Sarah Bradford, biographer of George VI, is a fan. “It’s a success because it’s the heroic story of a man overcoming his disability. The fact that he’s royal helps – for some, that’s more enticing than the story of Mr Bloggs from Scunthorpe.”

According to Nick James, editor of Sight & Sound magazine: “For the first 40 minutes or so, I wondered what the fuss was all about. But then it affected me, it really did. It’s popular partly because it’s about royalty: a sort of cinematic royal wedding. And it’s about world war two, which brings memories of rationing. With our current cutbacks, it reverberates.”

For the UK Film Council’s Tanya Seghatchian, however, those cutbacks are a sore point. The body funded the film when the major broadcasters all declined to.

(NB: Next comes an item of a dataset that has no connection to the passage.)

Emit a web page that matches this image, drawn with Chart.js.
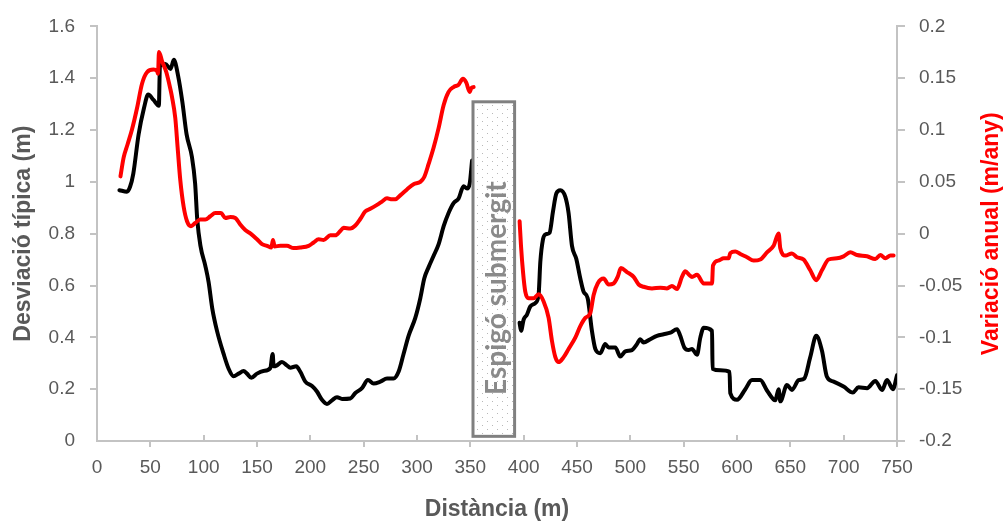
<!DOCTYPE html>
<html>
<head>
<meta charset="utf-8">
<script src="https://cdn.jsdelivr.net/npm/chart.js@4/dist/chart.umd.min.js"></script>
<style>
  html, body { margin: 0; padding: 0; background: #ffffff; }
  #wrap { width: 1006px; height: 522px; }
</style>
</head>
<body>
<div id="wrap"><canvas id="chart" width="1006" height="522"></canvas></div>
<script>
// Desviació típica (m) — tram oest i tram est de l'espigó
const stdWestDist = [21,28,31,34,39,44,48,53,58,59,64,69,72,76,80,84,89,92,94,97,101.5,104.6,108,112.5,118.7,123.4,128,132.8,137.4,140.6,144.7,150,156,162.5,164.7,165.6,168.7,173.4,178,181.2,186.8,190.6,195.3,201.6,206.2,210.9,215.6,220.3,225,229.7,237.5,242.2,248.4,254,259.3,265.6,271.9,278,282.7,287.4,292.1,298.4,303.1,306.8,310.9,315.6,320.3,325,329.6,334.3,339,343.7,346.9,349.4,351.6];
const stdWestVal  = [0.968,0.962,0.981,1.031,1.183,1.284,1.337,1.316,1.294,1.448,1.455,1.436,1.471,1.41,1.309,1.183,1.096,0.993,0.854,0.753,0.677,0.614,0.513,0.425,0.336,0.279,0.250,0.26,0.270,0.26,0.244,0.26,0.270,0.282,0.336,0.288,0.292,0.305,0.292,0.283,0.288,0.267,0.229,0.212,0.191,0.159,0.143,0.157,0.169,0.162,0.164,0.185,0.204,0.235,0.222,0.229,0.241,0.241,0.267,0.336,0.406,0.475,0.551,0.627,0.671,0.715,0.760,0.829,0.880,0.918,0.936,0.983,0.974,0.993,1.082];
const stdEastDist = [396.2,397.5,400,403.1,406.2,410.9,414,415.6,418.1,420.3,424.3,427.5,430.6,434.3,439,442.1,445.3,449.3,453.1,456.2,460,464,467.2,471.8,476.5,479.6,485.9,490.6,495.3,501.5,506.2,509.3,512.4,518.7,525,531.2,537.5,543.7,546.8,550.6,554.6,557.8,562.5,565.6,568.8,576.6,577.1,584.4,593,593.7,600,607.8,614,621.8,628.1,635.9,639,640.6,646.8,651.5,657.8,663,668.7,674.3,679.6,684.3,690.6,699.9,708.7,713.9,721.9,729.7,736,740.6,746.2,750];
const stdEastVal  = [0.456,0.425,0.469,0.488,0.519,0.532,0.564,0.69,0.778,0.797,0.804,0.886,0.955,0.968,0.943,0.880,0.753,0.703,0.627,0.576,0.551,0.425,0.355,0.339,0.374,0.361,0.361,0.326,0.346,0.351,0.374,0.393,0.380,0.393,0.406,0.412,0.418,0.431,0.406,0.361,0.351,0.355,0.333,0.399,0.437,0.425,0.279,0.273,0.267,0.185,0.159,0.2,0.235,0.235,0.195,0.157,0.2,0.153,0.216,0.197,0.235,0.241,0.324,0.406,0.349,0.248,0.229,0.21,0.187,0.207,0.204,0.232,0.197,0.235,0.2,0.254];

// Variació anual (m/any)
const varWestDist = [22,25,28.7,32.8,37.5,42.2,46.9,53,56.2,57.2,58.1,60.9,65,68.7,70.3,73.4,75.6,78.1,81.2,84.4,88.1,92.2,96.8,101.5,106.2,110.9,116.2,120.3,125,129.7,134.3,139,143.7,150,154.7,159.4,163.4,165,166.5,171.8,178.1,184.3,190.6,198.4,203.1,207.8,212.5,218.7,223.4,228.1,231.2,237.5,242.2,246.8,251.5,256.2,262.5,267.2,271.9,276.6,279.7,284.3,290.6,296.8,303.1,306.8,310.9,315.6,320.3,325,329.6,334.3,339,343.1,346.2,349.4,350.9,353.1];
const varWestVal  = [0.0553,0.0736,0.0863,0.1005,0.121,0.1447,0.1558,0.1583,0.1573,0.1542,0.1754,0.1668,0.1558,0.14,0.132,0.1115,0.0831,0.0515,0.0262,0.012,0.0073,0.0104,0.0136,0.0136,0.0168,0.0199,0.0199,0.0152,0.0161,0.0152,0.0088,0.0035,0.0003,-0.0054,-0.0101,-0.0117,-0.0133,-0.006,-0.0123,-0.0117,-0.0117,-0.0139,-0.0133,-0.0117,-0.0085,-0.0054,-0.006,-0.0016,-0.0016,0.0026,0.0057,0.005,0.0079,0.0142,0.0215,0.024,0.0278,0.031,0.0341,0.0332,0.0332,0.037,0.0427,0.0477,0.05,0.0547,0.0673,0.0831,0.1021,0.1242,0.1368,0.1415,0.1438,0.1495,0.1457,0.1368,0.1406,0.1415];
const varEastDist = [396.2,397.5,399.4,401.5,404.6,409.3,414,418.7,423.4,426.5,429.7,432.8,437.5,442.1,448.4,453.1,457.8,462.5,465.6,469.4,475,479.6,484.3,488.1,491.2,496.8,503.1,507.8,512.4,520.3,528.1,534.4,539,543.7,548.4,551.5,555.5,557.8,562.5,568.8,576.6,577.5,582.8,587.5,592.2,593.7,598.4,603.1,609.4,615.6,621.8,628.1,634.3,639,640.6,645.3,651.5,656.2,662.4,668.7,674.3,679.6,685.8,693.7,699.9,706.2,712.5,721.9,729.7,734.4,739.1,743.8,746.8];
const varEastVal  = [0.012,-0.0117,-0.037,-0.0559,-0.0623,-0.0623,-0.0585,-0.0654,-0.0812,-0.1033,-0.1191,-0.1239,-0.1191,-0.1112,-0.1002,-0.0891,-0.0812,-0.0765,-0.0591,-0.048,-0.0433,-0.049,-0.048,-0.0417,-0.0332,-0.037,-0.0417,-0.049,-0.0512,-0.0528,-0.0521,-0.0528,-0.0505,-0.0534,-0.0417,-0.0363,-0.0401,-0.0417,-0.0395,-0.048,-0.048,-0.0306,-0.0259,-0.0237,-0.0237,-0.0187,-0.0171,-0.0196,-0.0227,-0.0259,-0.0249,-0.018,-0.0117,0.0003,-0.0142,-0.0211,-0.019,-0.0227,-0.0249,-0.0353,-0.0448,-0.0353,-0.0249,-0.0237,-0.0218,-0.018,-0.0205,-0.0218,-0.0244,-0.0205,-0.0237,-0.0211,-0.0211];

// Tick labels
const distTicks  = [0,50,100,150,200,250,300,350,400,450,500,550,600,650,700,750];
const stdTicks   = [0,0.2,0.4,0.6,0.8,1,1.2,1.4,1.6];
const varTicks   = [-0.2,-0.15,-0.1,-0.05,0,0.05,0.1,0.15,0.2];

// Submerged groyne: extent in distance (m) and on the left axis (m)
const groyneFrom = 352.5, groyneTo = 391.5;
const groyneTop = 1.309, groyneBottom = 0.018;
const groyneLabel = 'Espigó submergit';
const groyneLabelAt = 0.59;

const AXIS_GREY = '#c3c3c3';
const TEXT_GREY = '#595959';
const FONT = "'Liberation Sans', Arial, sans-serif";

const pts = (xs, ys) => xs.map((x, i) => ({ x, y: ys[i] }));

function makeDotPattern(ctx) {
  const tile = document.createElement('canvas');
  tile.width = 10; tile.height = 8;
  const t = tile.getContext('2d');
  t.fillStyle = '#ffffff';
  t.fillRect(0, 0, 10, 8);
  t.fillStyle = '#b8b8b8';
  t.fillRect(2, 1, 1, 1);
  t.fillRect(7, 5, 1, 1);
  return ctx.createPattern(tile, 'repeat');
}

const decorations = {
  id: 'decorations',
  beforeDatasetsDraw(chart) {
    // inward tick marks at each hundred metres
    const { ctx, scales: { x } } = chart;
    ctx.save();
    ctx.strokeStyle = AXIS_GREY;
    ctx.lineWidth = 2;
    distTicks.filter(v => v > 0 && v % 100 === 0).forEach(v => {
      const px = Math.round(x.getPixelForValue(v));
      ctx.beginPath();
      ctx.moveTo(px, x.top);
      ctx.lineTo(px, x.top - 6);
      ctx.stroke();
    });
    ctx.restore();
  },
  afterDatasetsDraw(chart) {
    const { ctx, scales: { x, y } } = chart;
    const left = x.getPixelForValue(groyneFrom);
    const right = x.getPixelForValue(groyneTo);
    const top = y.getPixelForValue(groyneTop);
    const bottom = y.getPixelForValue(groyneBottom);
    ctx.save();
    ctx.fillStyle = makeDotPattern(ctx);
    ctx.fillRect(left, top, right - left, bottom - top);
    ctx.strokeStyle = '#808080';
    ctx.lineWidth = 3;
    ctx.strokeRect(left, top, right - left, bottom - top);
    ctx.translate((left + right) / 2 + 12.5, y.getPixelForValue(groyneLabelAt));
    ctx.rotate(-Math.PI / 2);
    ctx.fillStyle = '#8a8a8a';
    ctx.font = "bold 28px Lato, 'Open Sans', sans-serif";
    ctx.textAlign = 'center';
    ctx.textBaseline = 'alphabetic';
    ctx.fillText(groyneLabel, 0, 0);
    ctx.restore();
  },
  afterDraw(chart) {
    // right-hand axis title, read bottom to top
    const { ctx, scales: { y2 }, chartArea } = chart;
    ctx.save();
    ctx.translate(y2.right - 14, (chartArea.top + chartArea.bottom) / 2);
    ctx.rotate(-Math.PI / 2);
    ctx.fillStyle = '#ff0000';
    ctx.font = 'bold 23px ' + FONT;
    ctx.textAlign = 'center';
    ctx.textBaseline = 'middle';
    ctx.fillText('Variació anual (m/any)', 0, 0);
    ctx.restore();
  }
};

const lineStyle = {
  borderWidth: 4,
  pointRadius: 0,
  fill: false,
  cubicInterpolationMode: 'monotone',
  borderJoinStyle: 'round',
  borderCapStyle: 'round'
};

new Chart(document.getElementById('chart'), {
  type: 'line',
  data: {
    datasets: [
      { ...lineStyle, label: 'Variació anual (oest)', data: pts(varWestDist, varWestVal), borderColor: '#ff0000', yAxisID: 'y2', order: 0 },
      { ...lineStyle, label: 'Variació anual (est)', data: pts(varEastDist, varEastVal), borderColor: '#ff0000', yAxisID: 'y2', order: 0 },
      { ...lineStyle, label: 'Desviació típica (oest)', data: pts(stdWestDist, stdWestVal), borderColor: '#000000', yAxisID: 'y', order: 1 },
      { ...lineStyle, label: 'Desviació típica (est)', data: pts(stdEastDist, stdEastVal), borderColor: '#000000', yAxisID: 'y', order: 1 }
    ]
  },
  options: {
    responsive: false,
    animation: false,
    devicePixelRatio: 1,
    layout: { padding: { top: 20, left: 0, right: 0, bottom: 0 } },
    plugins: { legend: { display: false }, tooltip: { enabled: false } },
    scales: {
      x: {
        type: 'linear',
        min: 0, max: 750,
        afterBuildTicks: s => { s.ticks = distTicks.map(v => ({ value: v })); },
        afterFit: s => { s.height = 81; },
        border: { color: AXIS_GREY, width: 2 },
        grid: {
          drawOnChartArea: false, drawTicks: true, tickLength: 6, lineWidth: 2,
          color: c => (c.tick && c.tick.value % 100 === 50) ? AXIS_GREY : 'rgba(0,0,0,0)'
        },
        ticks: { autoSkip: false, maxRotation: 0, padding: 9, color: TEXT_GREY, font: { family: FONT, size: 19 } },
        title: { display: true, text: 'Distància (m)', color: TEXT_GREY, padding: { top: 0, bottom: -1 }, font: { family: FONT, size: 23, weight: 'bold' } }
      },
      y: {
        position: 'left',
        min: 0, max: 1.6,
        afterBuildTicks: s => { s.ticks = stdTicks.map(v => ({ value: v })); },
        afterFit: s => { s.width = 97; },
        border: { color: AXIS_GREY, width: 2 },
        grid: {
          drawOnChartArea: false, drawTicks: true, tickLength: 7, lineWidth: 2,
          color: c => (c.tick && c.tick.value === 0) ? 'rgba(0,0,0,0)' : AXIS_GREY
        },
        ticks: { padding: 15, color: TEXT_GREY, font: { family: FONT, size: 19 }, callback: v => String(Math.round(v * 10) / 10) },
        title: { display: true, text: 'Desviació típica (m)', color: TEXT_GREY, padding: { top: 10, bottom: 0 }, font: { family: FONT, size: 23, weight: 'bold' } }
      },
      y2: {
        position: 'right',
        min: -0.2, max: 0.2,
        afterBuildTicks: s => { s.ticks = varTicks.map(v => ({ value: v })); },
        afterFit: s => { s.width = 109; },
        border: { color: AXIS_GREY, width: 2 },
        grid: { drawOnChartArea: false, drawTicks: true, tickLength: 8, lineWidth: 2, color: AXIS_GREY },
        ticks: { padding: 14, color: TEXT_GREY, font: { family: FONT, size: 19 }, callback: v => String(Math.round(v * 100) / 100) }
      }
    }
  },
  plugins: [decorations]
});
</script>
</body>
</html>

“It is profoundly ironic that this news coincides with the cutting of the UK Film Council,” Seghatchian said. “This movie had alchemy; everyone was at the top of their game. It is a story about royalty, but the punk irreverence that Geoffrey brings means there’s a way in for everyone. “

Everyone agrees that Firth – odds-on to scoop the best actor Oscar –is the X-factor at the heart of the film. Sort of uptight yet dishy, he hits the sweet spot with his tortured, diffident, difficult hero, who is desperately lonely and in need of TLC from everyone in the cinema auditorium.

The last time a stammering Englishman ruled the cinema, James observed wryly, was Hugh Grant – “but Firth is an improvement on Grant. Colin has gravitas. He’s not the sort of man who’s going to get arrested on Sunset Boulevard. He’s someone we can all get behind.”